И я также вижу (хотя, возможно, я ошибаюсь, но я наблюдаю это и в Европе, и в Соединенных Штатах), что молодые люди ищут пути к добру. К добру, а не к правоте. В 30-е — 40-е годы XX столетия, в годы Второй мировой войны Европа была раздираема вопросами правоты. Добродетель отнюдь не была ценностью. Все было плохо. Но при этом фашисты считали себя правыми, и коммунисты считали себя правыми, и они готовы были разорвать друг друга на части, чтобы доказать это. А сегодня я вижу в среде молодежи желание следовать добродетели. Конечно, это не принимает формы какого-то массового движения, а всего лишь тенденция. Но эта тенденция весьма заметна. Я много лет преподавал в школе, в старших классах, мне много пришлось общаться с подростками. И эту тенденцию я наблюдал.

— Есть ли среди Ваших знакомых молодых людей такие, которые приходят в храм «просто посмотреть»?

— Есть. И мы поощряем также и преподавателей приводить своих подопечных в храмы.

— Для своего рода историко-культурного опыта?
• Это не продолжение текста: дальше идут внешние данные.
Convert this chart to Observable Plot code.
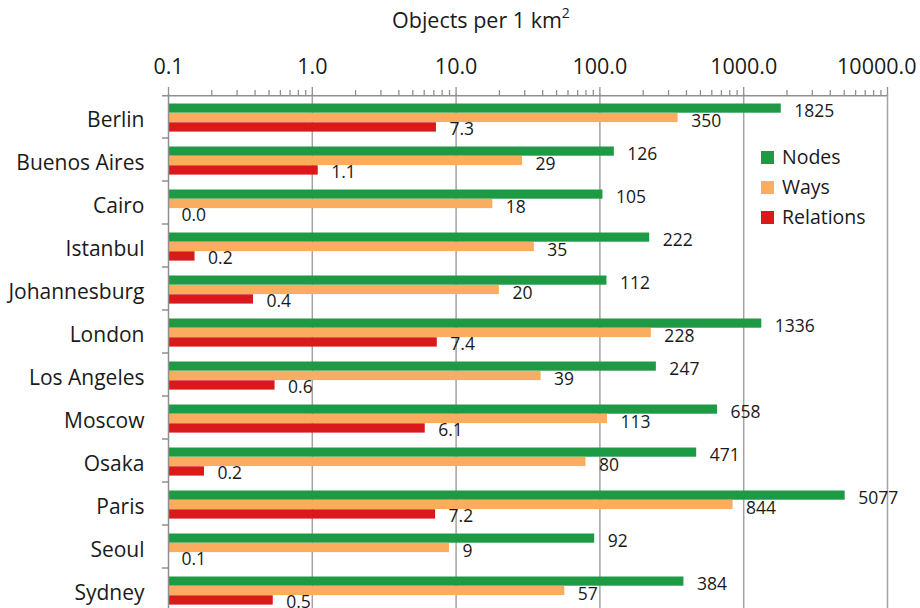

— Да, ведь Церковь может познакомить с разными аспектами своей жизни. Голландцы живут в пост-кальвинистском обществе, где Церковь очень строгая, холодная, атмосфера в ней отталкивающая. Оказаться в православной общине в праздник для голландцев настоящее событие, даже если эта радость не несет никакой духовной нагрузки.

— Батюшка, с Вашей точки зрения как европейца, каково будущее России?

— Россия православна в своей основе. Это видно по людям, приходящим к Церкви: у них мало книжных знаний о Православии, нет специального образования, но у них есть глубокое уважение к Православию, к жизни во Христе. Россия без Православия была и есть убога и нища. Она может быть богата внешне, но чего-то ей будет отчаянно недоставать. И я уверен, в свое время корни соединятся с листьями. И когда-нибудь то, что скрыто в глубинах российской истории, — это то, что вы, возможно, захотите назвать глубинами русской души, — проявит себя, развившись, распространившись и напитавшись словами Иисуса Христа. Такое будущее было бы поистине блестяще.

— Спаси Господи, батюшка!

Беседовала монахиня Корнилия (Рис)

Перевела с английского София Холберт



[1] Преподобный Уильям Арчибальд Спунер (1844−1930) — священник Англиканской Церкви, преподаватель богословия, философии и древней истории Оксфордского университета, декан (1876−1889) Нового колледжа Оксфордского университета. Один из лучших деканов в истории Оксфорда, выполнявший свои обязанности «с мудростью и самоотверженностью». Человек весьма остроумный и оригинально мыслящий: его именем (спунеризм) назван вид игры слов, когда части слов перестанавливаются таким образом, что вновь образовавшиеся выражения приобретают новое, весьма комичное значение (например, всем известное «вагоноуважаемый глубокоуважатый» из детского стихотворения).

[2] Священник Иоанн Карастаматис, основавший греческую общину во имя святого Илии в Санта-Круз, Калифорния, в 1980 г., был убит психически больным прихожанином.